O Estado amealhara enorme estoque de café, que deveria ser negociado e vendido aos poucos, para não sufocar a praça de Santos, de significante influência na estratégia da exportação. Campos Sales sabia disso, também era agricultor e sofria as agruras do momento. Mas era campanha eleitoral e as artimanhas precisavam descobrir na candidatura dele uma fissura, uma brecha frágil, a ser explorada pelos adversários.

Disseminou-se a versão de que Campos Sales queria vender o café a qualquer preço e entregar a lavoura aos especuladores. Tudo começou num jornal de Descalvado, artigo que logo foi reproduzido em grandes jornais. Deu no que deu.

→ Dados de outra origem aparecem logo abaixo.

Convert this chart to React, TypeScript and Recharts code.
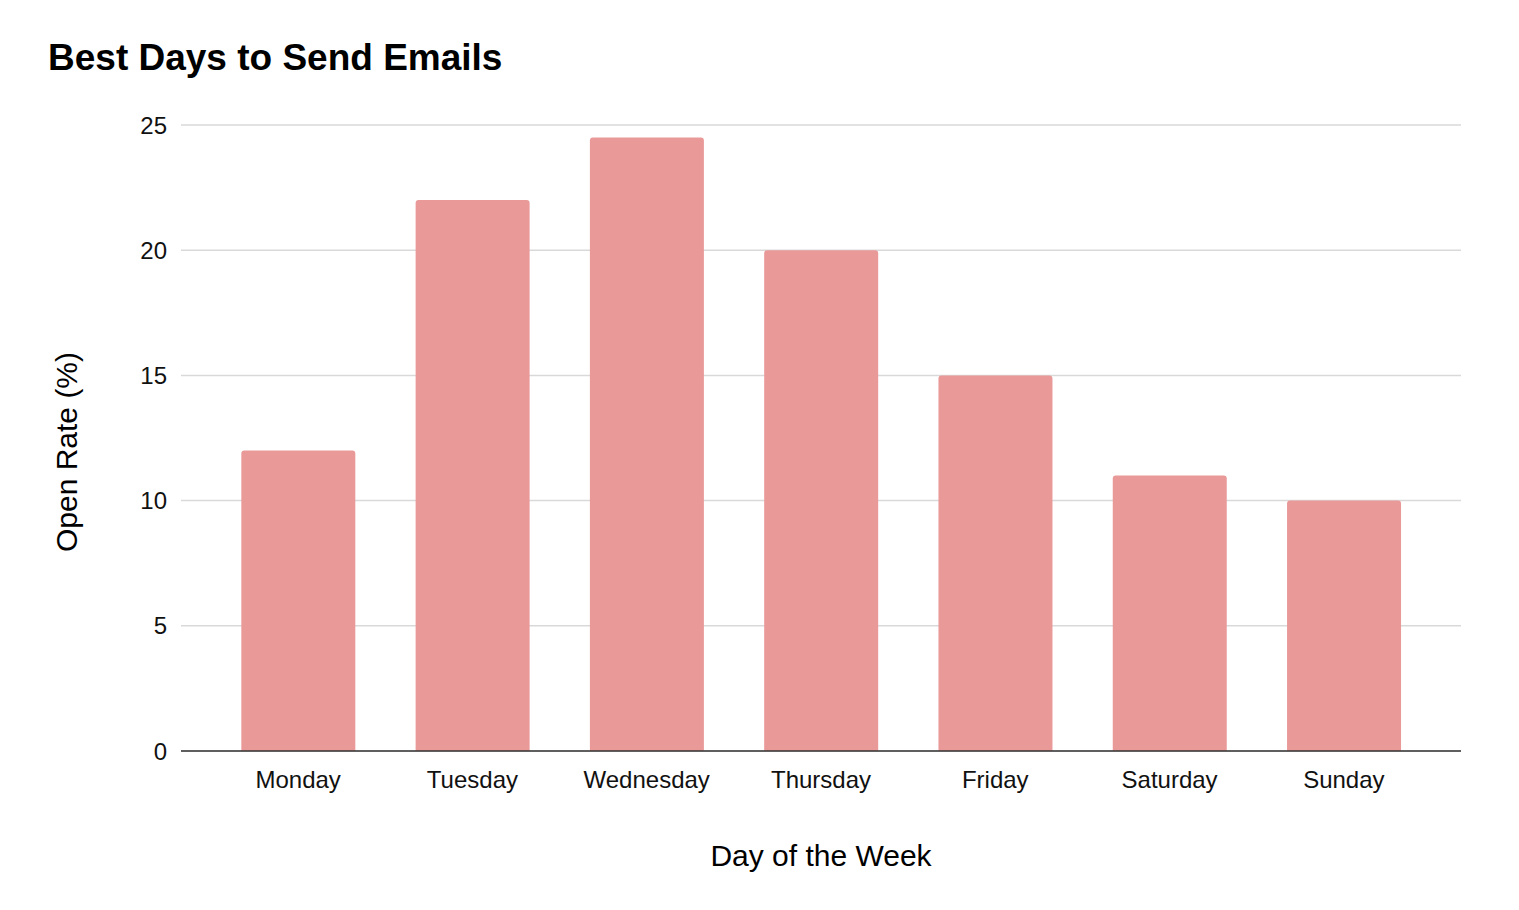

À tarde, os convencionais que o sufragaram foram à casa em que estava hospedado, à rua Verona, hoje Aureliano Coutinho. Foi Francisco Glicério quem transmitiu o resultado da votação. Campos Sales ouviu a breve notícia em pé, com o mesmo olhar que, ao findar seu quatriênio presidencial, deixou o Rio vaiado e apupado pela ralé dos subúrbios, insuflada pela imprensa hostil, que ele se obstinara em não subvencionar. Enxugou duas lágrimas teimosas, abraçou Francisco Glicério e, depois, os poucos correligionários que ali estavam, pois a derrota costuma ser órfã.